• [EXERCISE DETAILS]
Omitting the pictures, copy exactly each line from the one containing "Emit a web page" up to and including the one containing "L12,5 L0,10 L3,5".

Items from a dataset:
═══

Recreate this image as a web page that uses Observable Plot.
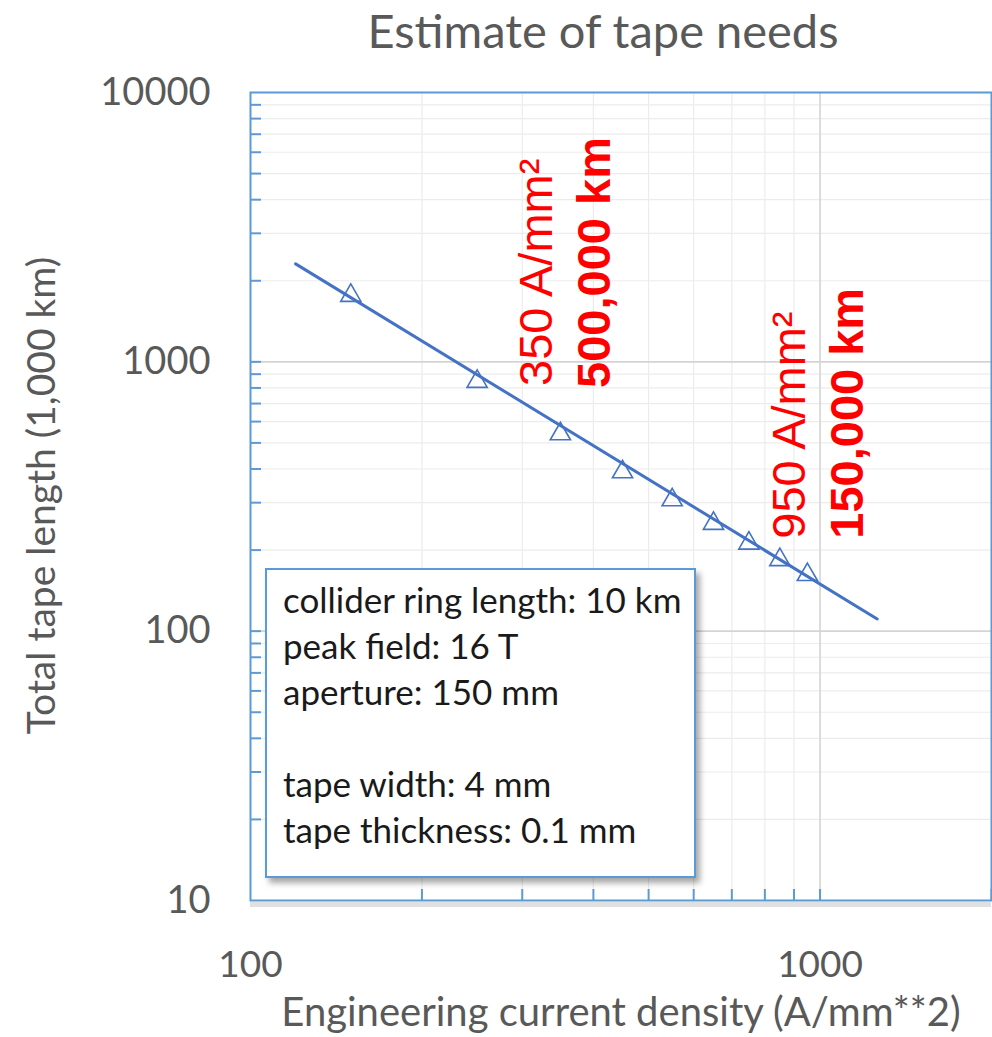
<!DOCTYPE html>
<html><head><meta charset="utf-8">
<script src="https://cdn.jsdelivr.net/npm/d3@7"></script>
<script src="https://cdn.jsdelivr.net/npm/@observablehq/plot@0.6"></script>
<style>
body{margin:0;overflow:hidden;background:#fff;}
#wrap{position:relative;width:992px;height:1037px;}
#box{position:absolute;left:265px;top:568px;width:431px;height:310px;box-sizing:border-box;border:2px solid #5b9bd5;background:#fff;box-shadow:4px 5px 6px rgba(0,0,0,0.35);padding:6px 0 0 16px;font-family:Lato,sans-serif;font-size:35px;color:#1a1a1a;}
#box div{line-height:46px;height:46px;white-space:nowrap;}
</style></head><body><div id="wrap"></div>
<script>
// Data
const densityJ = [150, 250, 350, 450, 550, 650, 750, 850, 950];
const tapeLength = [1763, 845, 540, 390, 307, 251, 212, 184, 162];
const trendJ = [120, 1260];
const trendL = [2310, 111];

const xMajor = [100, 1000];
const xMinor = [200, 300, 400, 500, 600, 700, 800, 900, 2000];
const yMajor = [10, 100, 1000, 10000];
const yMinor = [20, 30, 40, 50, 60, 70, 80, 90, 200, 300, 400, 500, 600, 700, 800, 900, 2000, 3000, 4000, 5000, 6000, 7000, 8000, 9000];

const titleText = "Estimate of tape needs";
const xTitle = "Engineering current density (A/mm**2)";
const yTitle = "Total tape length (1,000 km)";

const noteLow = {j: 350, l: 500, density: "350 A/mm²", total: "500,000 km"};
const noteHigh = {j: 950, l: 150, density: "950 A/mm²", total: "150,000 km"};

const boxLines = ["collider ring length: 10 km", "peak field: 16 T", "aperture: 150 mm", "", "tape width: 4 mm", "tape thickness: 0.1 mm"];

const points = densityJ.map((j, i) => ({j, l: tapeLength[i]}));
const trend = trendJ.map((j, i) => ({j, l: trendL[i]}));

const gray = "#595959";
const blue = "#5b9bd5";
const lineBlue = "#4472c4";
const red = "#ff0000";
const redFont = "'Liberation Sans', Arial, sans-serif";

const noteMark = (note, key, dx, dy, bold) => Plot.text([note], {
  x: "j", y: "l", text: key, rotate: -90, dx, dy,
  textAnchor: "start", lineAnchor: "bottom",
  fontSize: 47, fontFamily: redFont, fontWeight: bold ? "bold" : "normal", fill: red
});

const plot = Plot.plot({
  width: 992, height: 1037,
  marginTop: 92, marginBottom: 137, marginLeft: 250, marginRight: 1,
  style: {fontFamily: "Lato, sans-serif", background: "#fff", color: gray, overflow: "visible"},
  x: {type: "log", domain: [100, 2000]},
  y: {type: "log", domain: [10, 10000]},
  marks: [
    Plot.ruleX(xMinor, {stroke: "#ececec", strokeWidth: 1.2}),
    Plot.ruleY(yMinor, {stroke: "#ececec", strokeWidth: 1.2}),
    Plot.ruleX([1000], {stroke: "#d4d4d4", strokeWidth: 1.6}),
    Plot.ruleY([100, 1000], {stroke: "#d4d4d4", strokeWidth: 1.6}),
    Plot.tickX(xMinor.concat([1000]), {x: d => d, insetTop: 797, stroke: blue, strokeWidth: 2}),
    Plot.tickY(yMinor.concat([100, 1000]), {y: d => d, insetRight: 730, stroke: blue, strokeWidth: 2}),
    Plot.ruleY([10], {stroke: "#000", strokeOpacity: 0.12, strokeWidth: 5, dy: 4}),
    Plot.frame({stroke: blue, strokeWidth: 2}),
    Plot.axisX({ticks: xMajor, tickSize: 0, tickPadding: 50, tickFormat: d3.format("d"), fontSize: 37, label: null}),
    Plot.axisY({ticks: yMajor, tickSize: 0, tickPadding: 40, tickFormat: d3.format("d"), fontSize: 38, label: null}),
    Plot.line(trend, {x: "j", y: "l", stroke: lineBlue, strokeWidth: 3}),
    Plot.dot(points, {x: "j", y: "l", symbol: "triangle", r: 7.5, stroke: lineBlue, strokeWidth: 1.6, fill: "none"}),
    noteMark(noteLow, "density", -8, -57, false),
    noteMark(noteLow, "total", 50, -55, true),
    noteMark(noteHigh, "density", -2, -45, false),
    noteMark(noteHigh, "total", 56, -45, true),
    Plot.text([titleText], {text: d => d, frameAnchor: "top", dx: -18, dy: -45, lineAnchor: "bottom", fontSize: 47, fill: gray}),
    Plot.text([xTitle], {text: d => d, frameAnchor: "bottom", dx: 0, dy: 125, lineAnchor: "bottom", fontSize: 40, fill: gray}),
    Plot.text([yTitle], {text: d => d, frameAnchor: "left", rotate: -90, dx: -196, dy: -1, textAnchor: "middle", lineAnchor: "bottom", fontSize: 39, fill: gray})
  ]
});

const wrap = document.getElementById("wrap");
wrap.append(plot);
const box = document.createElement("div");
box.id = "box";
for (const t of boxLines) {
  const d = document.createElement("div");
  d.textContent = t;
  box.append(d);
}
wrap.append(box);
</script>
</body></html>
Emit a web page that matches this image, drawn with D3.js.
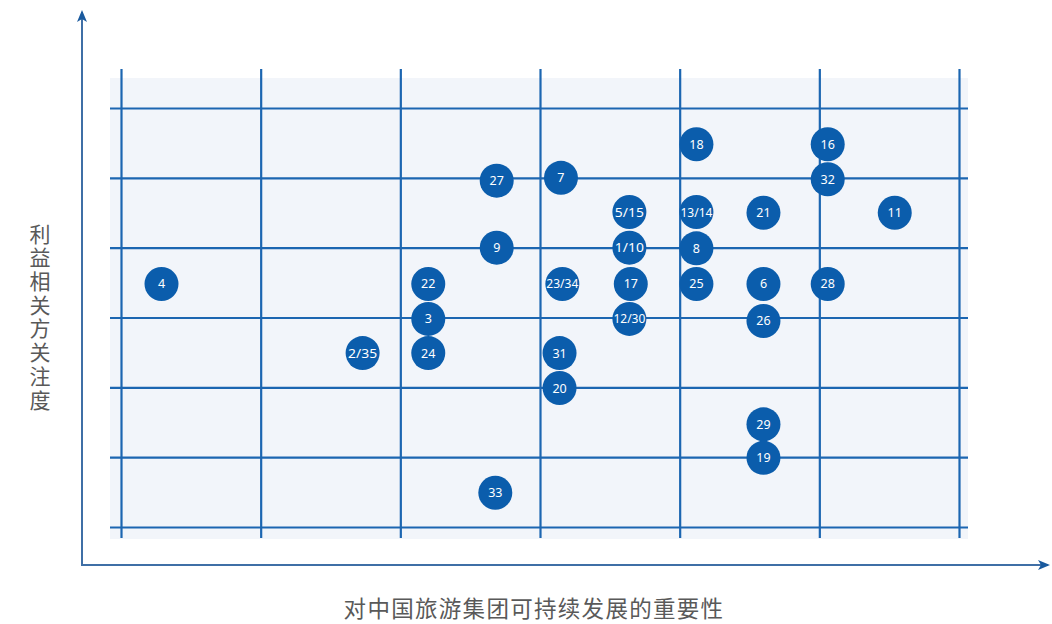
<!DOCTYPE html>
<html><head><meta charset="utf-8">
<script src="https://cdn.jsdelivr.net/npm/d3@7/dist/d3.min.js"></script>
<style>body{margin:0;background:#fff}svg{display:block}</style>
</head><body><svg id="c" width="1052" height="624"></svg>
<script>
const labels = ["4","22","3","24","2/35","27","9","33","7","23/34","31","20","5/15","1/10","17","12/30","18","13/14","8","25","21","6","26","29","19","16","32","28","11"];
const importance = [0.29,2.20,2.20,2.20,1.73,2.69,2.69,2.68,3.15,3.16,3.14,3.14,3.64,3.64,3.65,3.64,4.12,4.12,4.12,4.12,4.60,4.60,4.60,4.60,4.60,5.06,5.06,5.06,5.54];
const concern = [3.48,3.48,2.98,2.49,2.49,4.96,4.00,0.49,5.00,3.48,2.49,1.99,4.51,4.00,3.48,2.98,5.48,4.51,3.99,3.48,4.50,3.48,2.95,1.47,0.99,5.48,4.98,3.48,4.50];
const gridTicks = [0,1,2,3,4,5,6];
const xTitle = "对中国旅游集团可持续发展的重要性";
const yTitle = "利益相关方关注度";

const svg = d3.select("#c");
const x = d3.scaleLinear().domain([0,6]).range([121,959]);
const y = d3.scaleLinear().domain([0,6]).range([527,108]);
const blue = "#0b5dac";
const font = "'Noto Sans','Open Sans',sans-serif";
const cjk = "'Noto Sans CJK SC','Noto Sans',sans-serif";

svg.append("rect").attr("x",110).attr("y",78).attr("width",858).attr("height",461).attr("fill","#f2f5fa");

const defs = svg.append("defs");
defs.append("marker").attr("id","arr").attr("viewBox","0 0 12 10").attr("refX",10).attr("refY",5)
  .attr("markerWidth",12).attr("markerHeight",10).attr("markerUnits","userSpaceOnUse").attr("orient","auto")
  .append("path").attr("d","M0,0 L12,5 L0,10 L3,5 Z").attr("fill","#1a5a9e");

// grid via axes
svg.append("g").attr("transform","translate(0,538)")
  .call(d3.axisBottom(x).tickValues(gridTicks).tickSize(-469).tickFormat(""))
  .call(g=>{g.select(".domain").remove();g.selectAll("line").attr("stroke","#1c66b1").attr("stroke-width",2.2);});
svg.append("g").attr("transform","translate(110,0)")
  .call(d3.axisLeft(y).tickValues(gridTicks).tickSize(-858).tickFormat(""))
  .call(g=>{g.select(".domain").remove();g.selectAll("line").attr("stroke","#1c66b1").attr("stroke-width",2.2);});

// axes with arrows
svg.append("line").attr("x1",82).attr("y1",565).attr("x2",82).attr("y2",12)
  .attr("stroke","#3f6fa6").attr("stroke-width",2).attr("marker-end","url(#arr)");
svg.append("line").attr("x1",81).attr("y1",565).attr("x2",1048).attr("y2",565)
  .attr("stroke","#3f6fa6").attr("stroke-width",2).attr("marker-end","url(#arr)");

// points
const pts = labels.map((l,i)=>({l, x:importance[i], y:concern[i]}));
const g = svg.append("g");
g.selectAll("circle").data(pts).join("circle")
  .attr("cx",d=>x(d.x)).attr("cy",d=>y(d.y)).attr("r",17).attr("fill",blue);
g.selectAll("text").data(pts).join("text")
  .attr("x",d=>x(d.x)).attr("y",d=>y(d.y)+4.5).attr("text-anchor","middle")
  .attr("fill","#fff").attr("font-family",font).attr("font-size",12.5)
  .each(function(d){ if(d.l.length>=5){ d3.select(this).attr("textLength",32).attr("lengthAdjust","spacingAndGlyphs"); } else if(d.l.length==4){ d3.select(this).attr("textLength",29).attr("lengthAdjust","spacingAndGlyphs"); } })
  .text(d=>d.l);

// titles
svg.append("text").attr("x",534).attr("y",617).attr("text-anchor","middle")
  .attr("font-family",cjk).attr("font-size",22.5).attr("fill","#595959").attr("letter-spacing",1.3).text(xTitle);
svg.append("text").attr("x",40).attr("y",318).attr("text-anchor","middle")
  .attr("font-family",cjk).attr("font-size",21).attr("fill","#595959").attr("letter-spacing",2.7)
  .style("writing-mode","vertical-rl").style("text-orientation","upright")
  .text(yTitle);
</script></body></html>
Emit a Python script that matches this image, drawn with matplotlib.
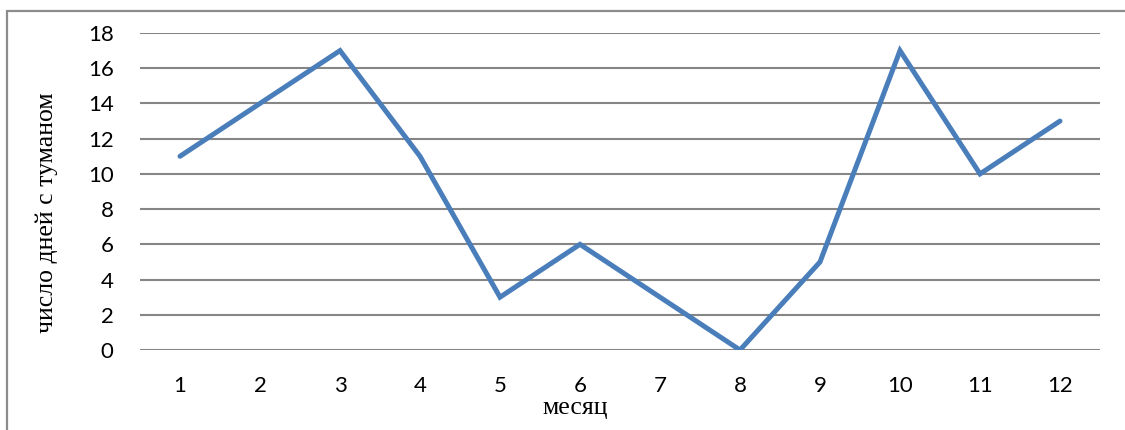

═══

• [ANSWER TO THE EXERCISE]
Emit a web page that matches this image, drawn with D3.js.
<!DOCTYPE html>
<html><head><meta charset="utf-8">
<script src="https://cdn.jsdelivr.net/npm/d3@7/dist/d3.min.js"></script>
<style>body{margin:0;background:#fff}svg{display:block}</style>
</head><body><svg id="c" width="1052" height="624"></svg>
<script>
const labels = ["4","22","3","24","2/35","27","9","33","7","23/34","31","20","5/15","1/10","17","12/30","18","13/14","8","25","21","6","26","29","19","16","32","28","11"];
const importance = [0.29,2.20,2.20,2.20,1.73,2.69,2.69,2.68,3.15,3.16,3.14,3.14,3.64,3.64,3.65,3.64,4.12,4.12,4.12,4.12,4.60,4.60,4.60,4.60,4.60,5.06,5.06,5.06,5.54];
const concern = [3.48,3.48,2.98,2.49,2.49,4.96,4.00,0.49,5.00,3.48,2.49,1.99,4.51,4.00,3.48,2.98,5.48,4.51,3.99,3.48,4.50,3.48,2.95,1.47,0.99,5.48,4.98,3.48,4.50];
const gridTicks = [0,1,2,3,4,5,6];
const xTitle = "对中国旅游集团可持续发展的重要性";
const yTitle = "利益相关方关注度";

const svg = d3.select("#c");
const x = d3.scaleLinear().domain([0,6]).range([121,959]);
const y = d3.scaleLinear().domain([0,6]).range([527,108]);
const blue = "#0b5dac";
const font = "'Noto Sans','Open Sans',sans-serif";
const cjk = "'Noto Sans CJK SC','Noto Sans',sans-serif";

svg.append("rect").attr("x",110).attr("y",78).attr("width",858).attr("height",461).attr("fill","#f2f5fa");

const defs = svg.append("defs");
defs.append("marker").attr("id","arr").attr("viewBox","0 0 12 10").attr("refX",10).attr("refY",5)
  .attr("markerWidth",12).attr("markerHeight",10).attr("markerUnits","userSpaceOnUse").attr("orient","auto")
  .append("path").attr("d","M0,0 L12,5 L0,10 L3,5 Z").attr("fill","#1a5a9e");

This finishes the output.